En fait, l’obligation faite aux ministres de l’emporter ou de se démettre vise surtout à placer des suppléantes et suppléants qui seront encore mieux censés bien se comporter en ne mettant pas en cause les propositions gouvernementales à l’Assemblée nationale.

Élu·e ou non, c’est quoi l’essentiel ?

Aurélie Filippetti n’est pas déplacée à la Culture mais je ne me souviens pas qu’André Malraux fut tenté d’être adjoint au maire de son village. Le prestige culturel français lui doit quelques réussites mais surtout ce que l’on nomme encore la « culture populaire ». Espérons que Filippetti, maintenue au ministère, saura axer son action sur la culture populaire et moins sur l’acquisition par les Fracs d’œuvres contemporaines conceptuelles aux portées énigmatiques. 

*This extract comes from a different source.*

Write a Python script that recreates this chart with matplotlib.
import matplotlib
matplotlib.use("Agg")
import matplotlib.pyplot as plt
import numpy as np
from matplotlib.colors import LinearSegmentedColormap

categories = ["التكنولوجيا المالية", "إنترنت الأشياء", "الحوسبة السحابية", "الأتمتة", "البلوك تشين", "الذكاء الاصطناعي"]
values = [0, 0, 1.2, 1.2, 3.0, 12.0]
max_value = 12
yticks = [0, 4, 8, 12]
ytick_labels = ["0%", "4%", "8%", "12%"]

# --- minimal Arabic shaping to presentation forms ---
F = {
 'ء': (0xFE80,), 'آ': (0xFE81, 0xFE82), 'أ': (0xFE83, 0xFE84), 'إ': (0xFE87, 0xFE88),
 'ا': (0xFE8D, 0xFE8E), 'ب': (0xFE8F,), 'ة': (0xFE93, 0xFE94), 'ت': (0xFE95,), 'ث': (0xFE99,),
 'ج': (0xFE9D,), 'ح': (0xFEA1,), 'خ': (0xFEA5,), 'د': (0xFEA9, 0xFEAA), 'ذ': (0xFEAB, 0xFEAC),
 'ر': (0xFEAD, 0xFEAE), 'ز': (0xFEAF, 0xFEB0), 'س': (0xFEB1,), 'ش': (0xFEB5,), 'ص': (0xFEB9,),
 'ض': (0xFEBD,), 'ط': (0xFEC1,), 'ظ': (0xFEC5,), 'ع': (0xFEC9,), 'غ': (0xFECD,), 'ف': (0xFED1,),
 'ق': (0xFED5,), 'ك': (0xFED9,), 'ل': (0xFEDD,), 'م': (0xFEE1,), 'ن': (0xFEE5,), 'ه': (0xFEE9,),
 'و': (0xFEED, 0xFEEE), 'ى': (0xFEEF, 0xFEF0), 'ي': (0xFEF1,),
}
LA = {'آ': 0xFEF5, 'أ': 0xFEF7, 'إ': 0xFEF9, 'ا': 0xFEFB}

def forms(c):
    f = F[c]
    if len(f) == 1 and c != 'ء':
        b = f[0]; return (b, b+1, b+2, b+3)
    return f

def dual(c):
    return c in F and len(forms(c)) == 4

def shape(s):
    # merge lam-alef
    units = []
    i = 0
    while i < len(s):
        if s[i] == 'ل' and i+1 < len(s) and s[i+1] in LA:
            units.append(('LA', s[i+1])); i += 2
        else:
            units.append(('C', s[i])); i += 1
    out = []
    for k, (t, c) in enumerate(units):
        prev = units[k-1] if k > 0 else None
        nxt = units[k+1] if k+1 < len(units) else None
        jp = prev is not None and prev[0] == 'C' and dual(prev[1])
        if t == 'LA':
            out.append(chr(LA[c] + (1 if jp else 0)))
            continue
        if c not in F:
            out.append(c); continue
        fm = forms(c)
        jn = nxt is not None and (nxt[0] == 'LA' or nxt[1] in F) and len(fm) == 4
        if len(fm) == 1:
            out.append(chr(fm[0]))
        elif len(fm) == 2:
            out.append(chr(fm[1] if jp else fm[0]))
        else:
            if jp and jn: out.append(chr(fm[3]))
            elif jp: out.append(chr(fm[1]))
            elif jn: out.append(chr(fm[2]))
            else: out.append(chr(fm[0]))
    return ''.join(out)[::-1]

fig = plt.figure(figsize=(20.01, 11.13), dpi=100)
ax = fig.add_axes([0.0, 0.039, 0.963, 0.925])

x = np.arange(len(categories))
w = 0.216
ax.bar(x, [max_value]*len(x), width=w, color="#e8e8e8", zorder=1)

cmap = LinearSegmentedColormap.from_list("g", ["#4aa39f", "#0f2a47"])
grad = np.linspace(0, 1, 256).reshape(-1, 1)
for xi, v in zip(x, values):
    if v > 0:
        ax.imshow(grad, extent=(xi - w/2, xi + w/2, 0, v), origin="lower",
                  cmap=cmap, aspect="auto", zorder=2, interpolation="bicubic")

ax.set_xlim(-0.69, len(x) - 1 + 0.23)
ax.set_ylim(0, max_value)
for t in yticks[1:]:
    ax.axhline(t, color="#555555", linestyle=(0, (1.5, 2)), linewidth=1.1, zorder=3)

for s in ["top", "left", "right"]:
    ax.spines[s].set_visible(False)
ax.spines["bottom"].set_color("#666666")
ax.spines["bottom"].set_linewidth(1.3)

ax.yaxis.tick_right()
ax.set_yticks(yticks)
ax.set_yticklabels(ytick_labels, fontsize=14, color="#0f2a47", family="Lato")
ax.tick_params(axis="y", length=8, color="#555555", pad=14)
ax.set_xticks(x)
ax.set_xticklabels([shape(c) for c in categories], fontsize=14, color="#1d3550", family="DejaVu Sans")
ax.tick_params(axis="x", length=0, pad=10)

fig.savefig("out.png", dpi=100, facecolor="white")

Nombre de bons ministres, issus de la « société civile », ont aussi été battus lorsqu’ils se sont présentés devant les électeurs, les gaffes ou la mauvaise gestion de leurs collègues, ou l’usure du pouvoir d’un président, leur ayant valu ce camouflet, bien davantage que leurs actes gouvernementaux.

Ce genre de déclaration ne vaut guère mieux que celui de la Morano qui critiquait Cécile Duflot pour s’être présentée en denim à sa cérémonie d’investiture. C’est sans doute davantage le fait que la nouvelle ministre ait emprunté un RER et non la première classe d’un TGV (ou une limousine avec chauffeur) qui a pu défriser ainsi l’ancienne ministre. J’approuve donc Roselyne Bachelot-Narquin qui a estimé (comme je l’avais pensé) que mieux vaut un jean fabriqué en France qu’un tailleur tissé et siglé ailleurs.

Roselyne Bachelot qui, localement, savait prêter l’oreille aux « corps intermédiaires » angevins, soit aussi aux syndicats que Nicolas Sarkozy avait flatté avant de les mépriser verbalement, n’a pas forcément été la meilleure ministre, liée qu’elle était par les directives de l’Élysée. Qu’elle ait été plutôt bien élue dans le Maine-&-Loire ne lui a guère conféré davantage de poids.
En revanche, du fait de sa personnalité, elle a peut-être réussi à nous épargner quelques mesures qui auraient été diversement appréciées, on finira éventuellement par le savoir…

Les premiers pas d’un gouvernement ne se mesurent pas à l’aune de quelques phrases, ni d’ailleurs à la déclaration d’Ayrault de ne réinstaurer la semaine de cinq jours dans les écoles qu’après concertation. La décision, figurant au programme, maintes fois réaffirmée, s’appliquera. Comment, c’est là la question ? De manière rigide uniformément ou pas, cela ressortira sans doute de consultations.

Pour le moment, ne nous voilons pas la face, le gouvernement en est un de transition. Il a pour mission de faire élire des candidates et candidats (parfois suppléantes et suppléants de ministres), et de réagir aux affaires courantes ou au cas d’exception (ce serait le cas en cas d’attentat, de mouvement social violent, de catastrophe naturelle, de problèmes extérieurs cruciaux).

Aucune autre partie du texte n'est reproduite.